Fact 1 - Two adjacent faces of the solid have areas 15 and 24, respectively => This implies that the rectangular solid is a cuboid. We need to know the length of all 3 sides to calculate the volume. From the 2 adjacent face areas (15 & 24), we do not exactly know the length of the sides. If the sides are a, b & c => two adjacent faces could be made up of (a,b) and (b,c) OR (a,c) and (b,c).
Either way we cannot conclusively calculate all the 3 sides. (BCE)

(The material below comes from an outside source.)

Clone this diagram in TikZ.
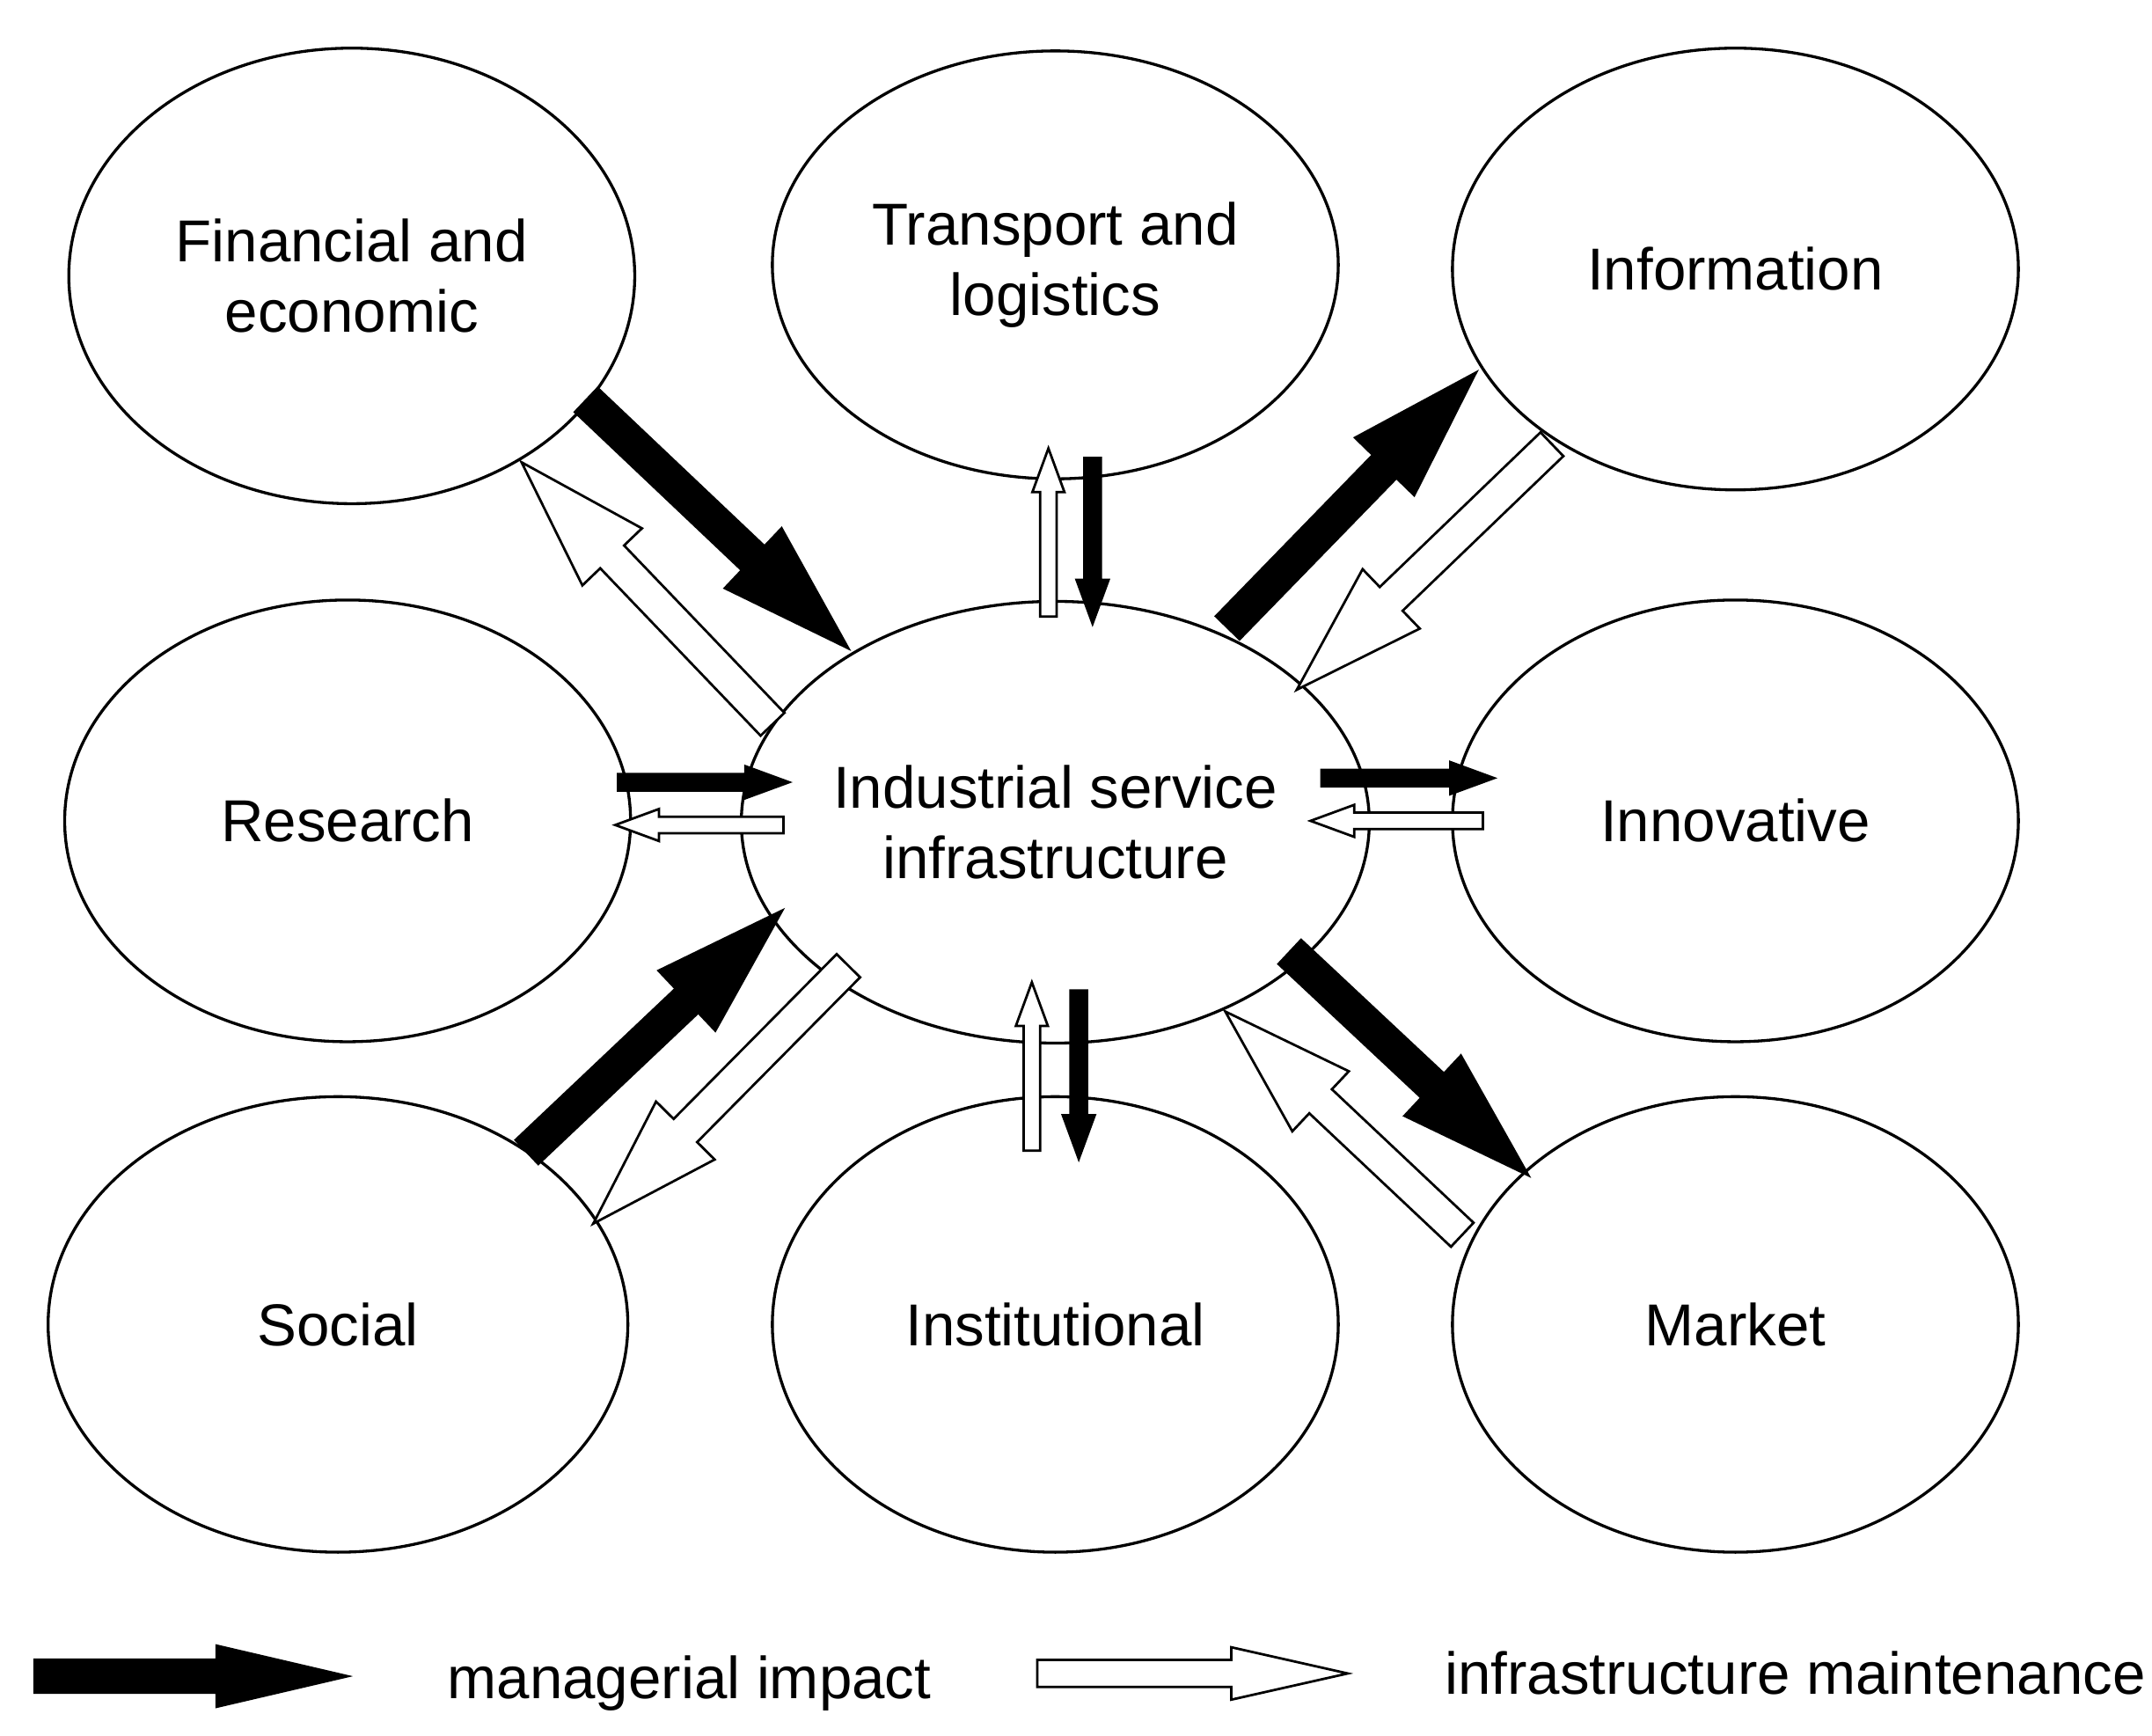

Fact 2 - Each of the two opposite faces of the solid has area 40. Firstly this is infact a little confusing. I go as far as to think that all the faces have an area of 40. But I strongly believe in GMAC's ability to NOT confuse people and only give relevant information. So since the first fact dealt with adjacent faces, the 2nd fact deals with opposite faces. Opposite faces of a rectangular solid MUST have the same area but with this fact, we do not know which face we are talking about - just that one of the faces has an area of 40. And also that its opposite face is also 40 (which goes without saying!) And we still do not know the length of the sides that make up this face lest all the 3 sides. (1 X 40 = 40 OR 5 X 8 = 40). So this too is insufficient. (CE)
Combining both statements => we now know all the 3 face areas. 15, 24, and 40.
Say sides are a, b, c then
ab=15 bc=24 ac=40
Volume = abc Multiply all 3 values ab X bc X ac = (abc)^2 = (15 x 24 x 40) = whatever it is, we can calculate the value of abc, the volume.
So the answer is C.
I went back to the forums to confirm my method but yes most of them agree that the 2nd fact is confusing. And the explanation in the OG for the 2nd fact is that "...the volume is (5)(8)(x), which will vary as x varies.." - I think this is their way of saying that we only know the area of one face.